Small Parts, Big Trouble
Let’s talk about the tiny stuff: marbles, miniature wheels, beads, googly eyes. These are the villains of the toddler parent world. If your child is under three and you drop something smaller than a ping pong ball, you are contractually obligated to drop to the floor like a SWAT team officer to retrieve it before it disappears into a mouth.
The rule of thumb is simple: if it can pass through a toilet paper roll, it’s a hazard. The less simple reality is that kids have a way of finding danger even in things that seem totally benign. A beloved plush bunny? Fine, until its poorly stitched seam bursts and you realize it’s filled with beanbag pellets. A wooden puzzle? Great, until one of the pegs loosens and becomes a snack option.
And don’t get me started on batteries. Button batteries are particularly terrifying. They’re small, shiny, and deceptively appealing to kids. If swallowed, they can cause serious internal injuries in mere hours. The CPSC has issued countless warnings, but some toys still have batteries housed in compartments that require only minimal effort (or the tenacity of a toddler) to open.
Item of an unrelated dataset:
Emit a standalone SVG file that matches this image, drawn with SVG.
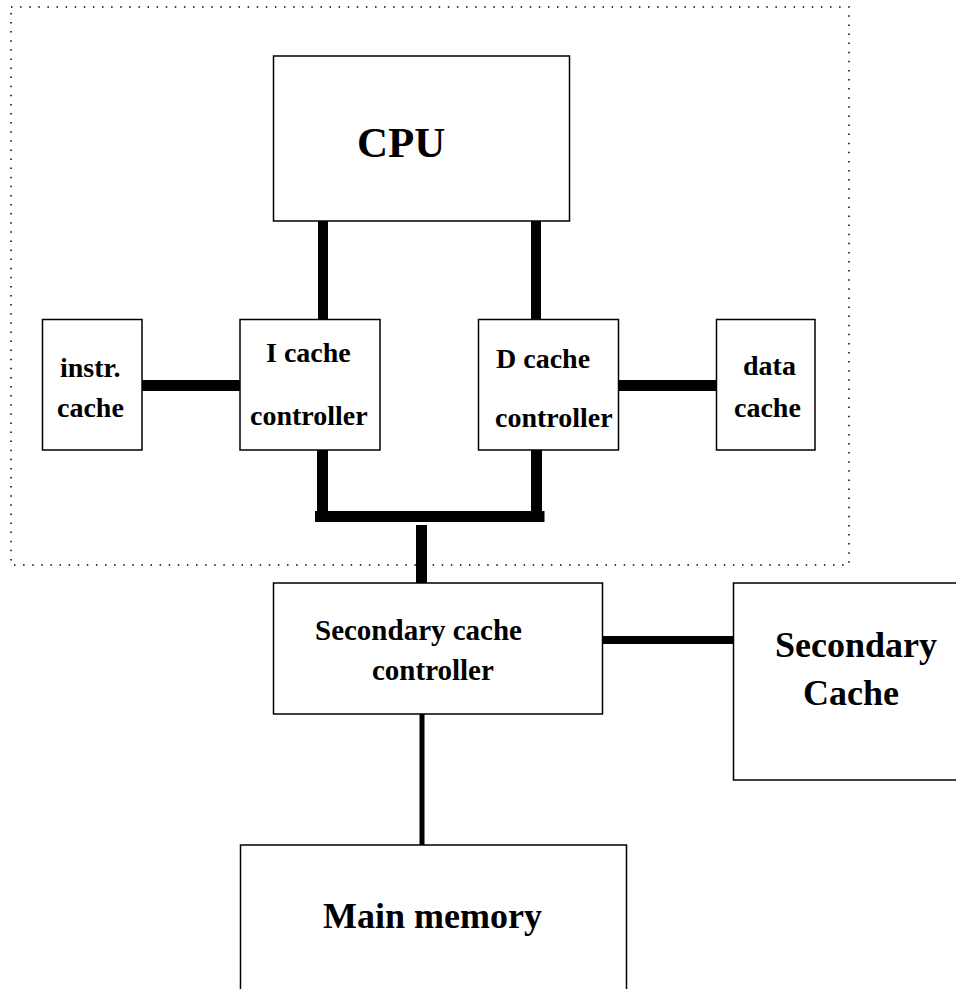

Why We Can’t Rely on Recalls Alone
One of the more sobering parts of parenting in the age of Google is realizing how many toys are recalled after they’re already in people’s homes. Recalls aren’t proactive; they’re reactive. They happen after injuries—or worse—have occurred.
It’s a worth occasionally checking the CPSC’s recall list. Especially before the holiday season, when well-meaning relatives are itching to gift your child something that might be better suited for a demolition derby than a nursery.
I say this not to induce anxiety (though a little healthy paranoia is par for the course in modern parenting), but to remind you: vigilance is not overreacting. It’s protection.
There was a high-profile product liability case in Florida brought against a toy manufacturer whose product failed under normal play conditions, causing a severe injury. That toy was sold nationwide, stocked on shelves, and gift-wrapped for countless birthdays before anyone realized how dangerous it was.
It’s why I now approach toy shopping like I’m evaluating a used car. What’s it made of? Are there parts that could fall off? Is it flammable? Would my dog choke on it? If yes, then back on the shelf it goes.